»»

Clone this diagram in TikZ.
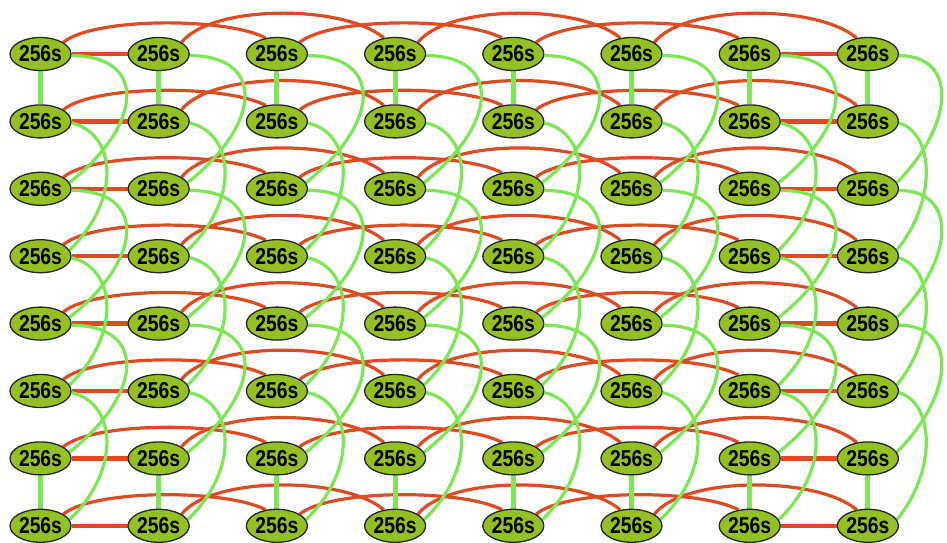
\documentclass[tikz,border=0pt]{standalone}
\usepackage{fontspec}
\newfontfamily\nodefont[FakeStretch=0.84]{Liberation Sans}
\usetikzlibrary{shapes.geometric,backgrounds}
\definecolor{linkred}{RGB}{222,74,34}
\definecolor{linkgreen}{RGB}{124,230,84}
\definecolor{nodefill}{RGB}{148,192,36}
\tikzset{
  proc/.style={ellipse, draw=black!85, line width=1.3pt, fill=nodefill,
    minimum width=61pt, minimum height=33pt, inner sep=0pt,
    font=\nodefont\bfseries\fontsize{23}{23}\selectfont},
  redstraight/.style={draw=linkred, line width=4.5pt},
  redarc/.style={draw=linkred, line width=3.2pt},
  greenstraight/.style={draw=linkgreen, line width=5pt},
  greenarc/.style={draw=linkgreen, line width=3.2pt},
}
\begin{document}
\begin{tikzpicture}[x=1pt,y=-1pt]
\useasboundingbox (0,0) rectangle (947,543);
\foreach \rr in {0,...,7}{
  \foreach \cc in {0,...,7}{
    \node[proc] (n\rr\cc) at ({40.5+118.2*\cc},{54+67.4*\rr}) {256s};
  }
}
\begin{pgfonlayer}{background}
\fill[white] (0,0) rectangle (947,543);
\foreach \rr in {0,...,7}{
  \draw[redstraight] (n\rr0.east) -- (n\rr1.west);
  \draw[redstraight] (n\rr6.east) -- (n\rr7.west);
  \foreach \pa/\pb in {0/2,2/4,4/6}{
    \draw[redarc] (n\rr\pa.27) .. controls +(30,-25) and +(-40,-21) .. (n\rr\pb.125);
  }
  \foreach \pa/\pb in {1/3,3/5,5/7}{
    \draw[redarc] (n\rr\pa.27) .. controls +(30,-38) and +(-40,-34) .. (n\rr\pb.125);
  }
}
\foreach \cc in {0,...,7}{
  \draw[greenstraight] (n0\cc.south) -- (n1\cc.north);
  \draw[greenstraight] (n6\cc.south) -- (n7\cc.north);
  \pgfmathsetmacro\gk{\cc==7 ? 0.78 : 1}
  \foreach \pa/\pb in {0/2,2/4,4/6}{
    \draw[greenarc] (n\pa\cc.-3) .. controls +({75*\gk},0) and +({75*\gk},-60) .. (n\pb\cc.12);
  }
  \foreach \pa/\pb in {1/3,3/5,5/7}{
    \draw[greenarc] (n\pa\cc.-3) .. controls +({45*\gk},10) and +({52*\gk},-50) .. (n\pb\cc.12);
  }
}
\end{pgfonlayer}
\end{tikzpicture}
\end{document}
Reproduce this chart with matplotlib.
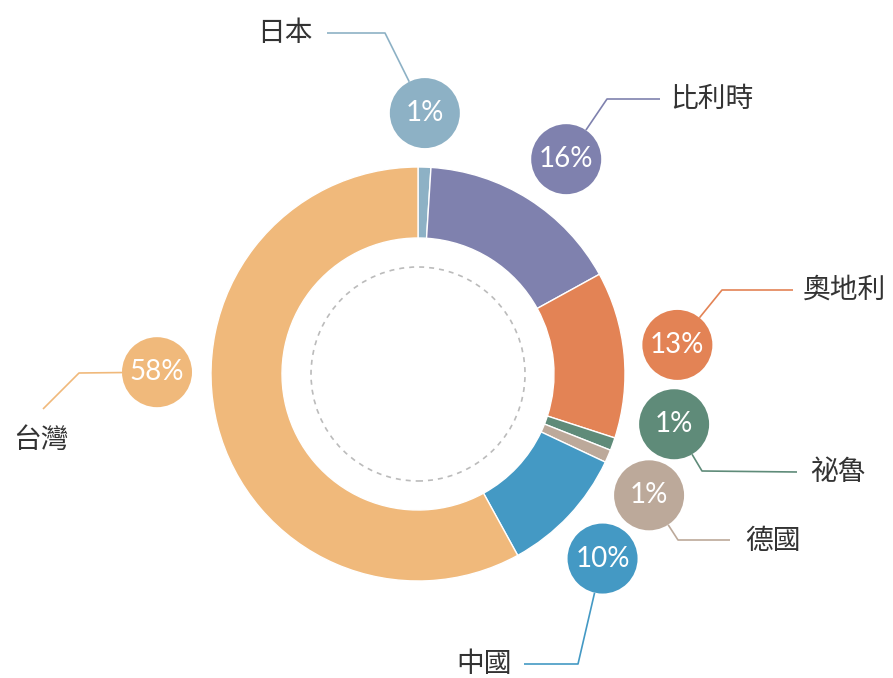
import matplotlib
matplotlib.use("Agg")
import matplotlib.pyplot as plt
from matplotlib.patches import Circle
import numpy as np

# ---- data ----
countries = ["日本", "比利時", "奧地利", "祕魯", "德國", "中國", "台灣"]
shares = [1, 16, 13, 1, 1, 10, 58]
pct_labels = ["1%", "16%", "13%", "1%", "1%", "10%", "58%"]
colors = ["#8DB1C5", "#7F81AE", "#E38355", "#5F8B79", "#BCA99A", "#4499C4", "#F0B97B"]

# ---- layout (pixel coords, image y-down) ----
W, H = 893, 678
CX, CY = 418, 374
R_OUT, R_IN = 207, 136
R_DASH = 107
R_LABEL = 261
R_BUBBLE = 35
# bubble angle offsets (deg, clockwise from top) relative to slice mid-angle, to avoid overlap
angle_offsets = [-0.3, 2.2, -1.0, -8.7, 4.3, 1.8, 14.8]
# leader polylines (after bubble edge) and text anchor
leaders = [
    dict(pts=[(385, 33), (327, 33)], txt=(313, 33), ha="right"),
    dict(pts=[(607, 99), (660, 99)], txt=(670, 99), ha="left"),
    dict(pts=[(722, 290), (793, 290)], txt=(803, 290), ha="left"),
    dict(pts=[(702, 471), (797, 472)], txt=(810, 472), ha="left"),
    dict(pts=[(678, 540), (730, 540)], txt=(745, 541), ha="left"),
    dict(pts=[(578, 664), (524, 664)], txt=(512, 664), ha="right"),
    dict(pts=[(79, 373), (43, 409)], txt=(41, 440), ha="center"),
]

fig = plt.figure(figsize=(W / 100, H / 100), dpi=100)
ax = fig.add_axes([0, 0, 1, 1])

def fy(y):
    return H - y

ax.pie(shares, colors=colors, startangle=90, counterclock=False,
       center=(CX, fy(CY)), radius=R_OUT, frame=True,
       wedgeprops=dict(width=R_OUT - R_IN, edgecolor="white", linewidth=1.0))
ax.set_xlim(0, W)
ax.set_ylim(0, H)
ax.set_aspect("equal")
ax.axis("off")

ax.add_patch(Circle((CX, fy(CY)), R_DASH, fill=False, edgecolor="#BBBBBB",
                    linestyle=(0, (3, 3)), linewidth=1.2))

cum = np.cumsum([0] + shares)
total = float(sum(shares))
for i, (name, lab, col) in enumerate(zip(countries, pct_labels, colors)):
    mid = (cum[i] + shares[i] / 2) / total * 360 + angle_offsets[i]
    th = np.deg2rad(mid)
    bx = CX + R_LABEL * np.sin(th)
    by = CY - R_LABEL * np.cos(th)
    ld = leaders[i]
    p0 = ld["pts"][0]
    d = np.array([p0[0] - bx, p0[1] - by])
    d = d / np.linalg.norm(d)
    sx, sy = bx + R_BUBBLE * d[0], by + R_BUBBLE * d[1]
    xs = [sx] + [p[0] for p in ld["pts"]]
    ys = [fy(sy)] + [fy(p[1]) for p in ld["pts"]]
    ax.plot(xs, ys, color=col, linewidth=1.2, solid_capstyle="butt", zorder=2)
    ax.add_patch(Circle((bx, fy(by)), R_BUBBLE, facecolor=col, edgecolor="none", zorder=3))
    ax.text(bx, fy(by), lab, ha="center", va="center", color="white",
            fontsize=20, family=["Lato", "DejaVu Sans"], zorder=4)
    tx, ty = ld["txt"]
    ax.text(tx, fy(ty), name, ha=ld["ha"], va="center", color="#333333",
            fontsize=20, family=["Noto Sans CJK TC", "DejaVu Sans"], zorder=4)

fig.savefig("out.png", dpi=100)
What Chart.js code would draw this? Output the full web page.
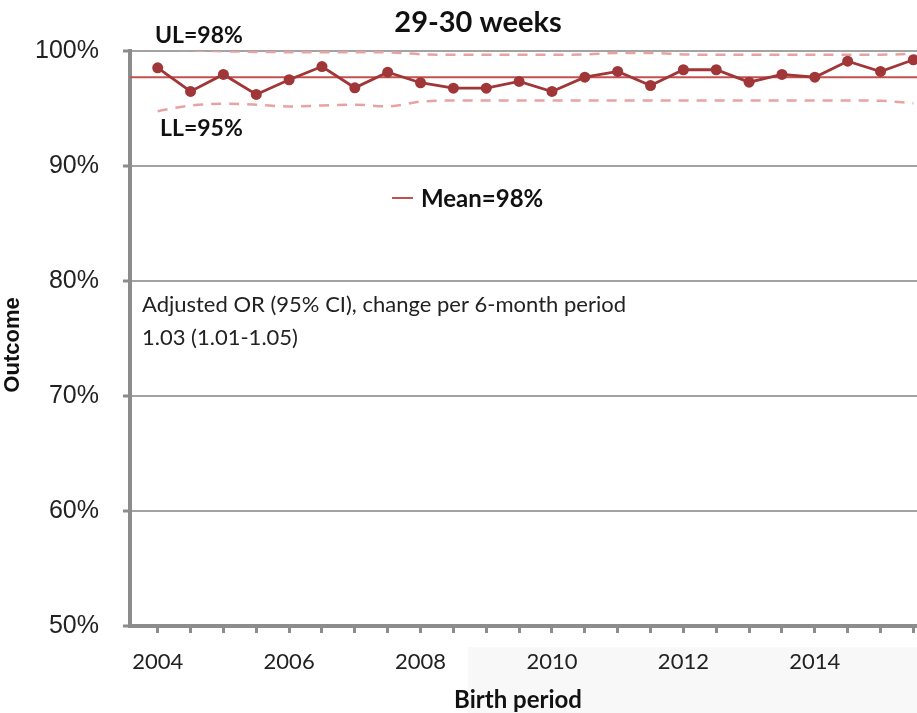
<!DOCTYPE html>
<html>
<head>
<meta charset="utf-8">
<script src="https://cdn.jsdelivr.net/npm/chart.js@4.4.1/dist/chart.umd.min.js"></script>
<style>
  html, body { margin: 0; padding: 0; background: #fff; overflow: hidden; }
  #wrap { width: 917px; height: 713px; position: relative; }
</style>
</head>
<body>
<div id="wrap"><canvas id="c"></canvas></div>
<script>
// Half-year birth periods, labelled every second year
const periodLabels = ['2004','','','','2006','','','','2008','','','','2010','','','','2012','','','','2014','','',''];
// Outcome (%) per period
const outcome = [98.54, 96.48, 97.96, 96.22, 97.50, 98.65, 96.80, 98.16, 97.24, 96.77, 96.77, 97.35,
                 96.48, 97.72, 98.22, 97.00, 98.37, 98.37, 97.29, 97.96, 97.72, 99.11, 98.22, 99.24];
// Upper and lower control limits (%)
const upperLimit = [100.25, 100.05, 99.98, 99.92, 99.9, 99.9, 99.9, 99.88, 99.72, 99.67, 99.67, 99.67,
                    99.67, 99.7, 99.83, 99.83, 99.7, 99.67, 99.67, 99.67, 99.67, 99.67, 99.68, 99.75];
const lowerLimit = [94.77, 95.26, 95.41, 95.33, 95.18, 95.26, 95.33, 95.18, 95.6, 95.7, 95.7, 95.7,
                    95.7, 95.7, 95.7, 95.7, 95.7, 95.7, 95.7, 95.7, 95.7, 95.7, 95.67, 95.46];
const meanValue = 97.72;
const yTickValues = [50, 60, 70, 80, 90, 100];

const pts = arr => arr.map((v, i) => ({ x: i, y: v }));

const LINE_RED = '#a13638';
const MEAN_RED = '#c4504e';
const LIMIT_PINK = '#e7a3a3';
const AXIS_GREY = '#8c8c8c';
const GRID_GREY = '#a3a3a3';
const CAL = 'Lato, "Open Sans", sans-serif';

const decorations = {
  id: 'decorations',
  beforeDraw(chart) {
    const ctx = chart.ctx;
    ctx.save();
    ctx.fillStyle = '#f8f8f8';
    ctx.fillRect(468, 647, 460, 70);
    ctx.restore();
  },
  beforeDatasetsDraw(chart) {
    const ctx = chart.ctx, a = chart.chartArea;
    const y = chart.scales.y.getPixelForValue(meanValue);
    ctx.save();
    ctx.strokeStyle = MEAN_RED;
    ctx.lineWidth = 2;
    ctx.beginPath();
    ctx.moveTo(a.left, y);
    ctx.lineTo(a.right, y);
    ctx.stroke();
    ctx.restore();
  },
  afterDraw(chart) {
    const ctx = chart.ctx;
    ctx.save();
    ctx.fillStyle = '#111';
    ctx.textBaseline = 'middle';

    ctx.textAlign = 'center';
    ctx.font = 'bold 29px ' + CAL;
    ctx.fillText('29-30 weeks', 478, 23);

    ctx.textAlign = 'left';
    ctx.font = 'bold 23px ' + CAL;
    ctx.fillText('UL=98%', 155, 36);
    ctx.fillText('LL=95%', 160, 129);

    // legend entry for the mean line
    ctx.strokeStyle = MEAN_RED;
    ctx.lineWidth = 2;
    ctx.beginPath();
    ctx.moveTo(392, 198);
    ctx.lineTo(413, 198);
    ctx.stroke();
    ctx.font = 'bold 24px ' + CAL;
    ctx.fillText('Mean=98%', 421, 199);

    ctx.fillStyle = '#222';
    ctx.font = '22px ' + CAL;
    ctx.fillText('Adjusted OR (95% CI), change per 6-month period', 142, 305);
    ctx.fillText('1.03 (1.01-1.05)', 142, 338);

    ctx.fillStyle = '#111';
    ctx.textAlign = 'center';
    ctx.font = 'bold 24px ' + CAL;
    ctx.fillText('Birth period', 518, 700);

    ctx.translate(13, 345);
    ctx.rotate(-Math.PI / 2);
    ctx.font = 'bold 22px "Liberation Sans", Arial, sans-serif';
    ctx.fillText('Outcome', 0, 0);
    ctx.restore();
  }
};

new Chart(document.getElementById('c'), {
  type: 'line',
  data: {
    datasets: [
      {
        label: 'Outcome',
        data: pts(outcome),
        borderColor: LINE_RED,
        backgroundColor: LINE_RED,
        borderWidth: 2.8,
        pointRadius: 5.5,
        pointBorderWidth: 0,
        pointBackgroundColor: LINE_RED,
        tension: 0,
        order: 0
      },
      {
        label: 'UL',
        data: pts(upperLimit),
        borderColor: LIMIT_PINK,
        borderWidth: 2.5,
        borderDash: [10, 8],
        pointRadius: 0,
        cubicInterpolationMode: 'monotone',
        order: 1
      },
      {
        label: 'LL',
        data: pts(lowerLimit),
        borderColor: LIMIT_PINK,
        borderWidth: 2.5,
        borderDash: [10, 8],
        pointRadius: 0,
        cubicInterpolationMode: 'monotone',
        order: 1
      }
    ]
  },
  options: {
    responsive: true,
    maintainAspectRatio: false,
    animation: false,
    events: [],
    layout: { autoPadding: false, padding: { top: 51, left: 0, right: 0, bottom: 0 } },
    plugins: { legend: { display: false }, title: { display: false }, tooltip: { enabled: false } },
    scales: {
      x: {
        type: 'linear',
        min: -0.843,
        max: 23.11,
        afterFit(s) { s.height = 87; s.paddingLeft = 0; s.paddingRight = 0; },
        border: { display: true, color: AXIS_GREY, width: 4 },
        grid: { drawOnChartArea: false, drawTicks: true, tickLength: 7, tickWidth: 3, tickColor: AXIS_GREY },
        ticks: {
          stepSize: 1,
          includeBounds: false,
          autoSkip: false,
          maxRotation: 0,
          padding: 16,
          color: '#222',
          font: { family: CAL, size: 22 },
          callback: v => (Number.isInteger(v) && periodLabels[v] !== undefined) ? periodLabels[v] : ''
        }
      },
      y: {
        min: 50,
        max: 100,
        afterFit(s) { s.width = 130; s.paddingTop = 0; s.paddingBottom = 0; },
        afterBuildTicks(s) { s.ticks = yTickValues.map(v => ({ value: v })); },
        border: { display: true, color: AXIS_GREY, width: 4 },
        grid: { color: GRID_GREY, lineWidth: 2, drawTicks: true, tickLength: 7, tickWidth: 3, tickColor: AXIS_GREY },
        ticks: {
          padding: 24,
          color: '#222',
          font: { family: '"Liberation Sans", Arial, sans-serif', size: 25 },
          callback: v => v + '%'
        }
      }
    }
  },
  plugins: [decorations]
});
</script>
</body>
</html>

««

### EXERCISE BRIEF
Write down exactly what the lines above say, from the line holding "Reproduce this chart with matplotlib." through the line holding "import numpy as np", and nothing more. Do not copy the pictures.

### RESPONSE TO THE EXERCISE
Reproduce this chart with matplotlib.
import matplotlib
matplotlib.use("Agg")
import matplotlib.pyplot as plt
from matplotlib.patches import Circle
import numpy as np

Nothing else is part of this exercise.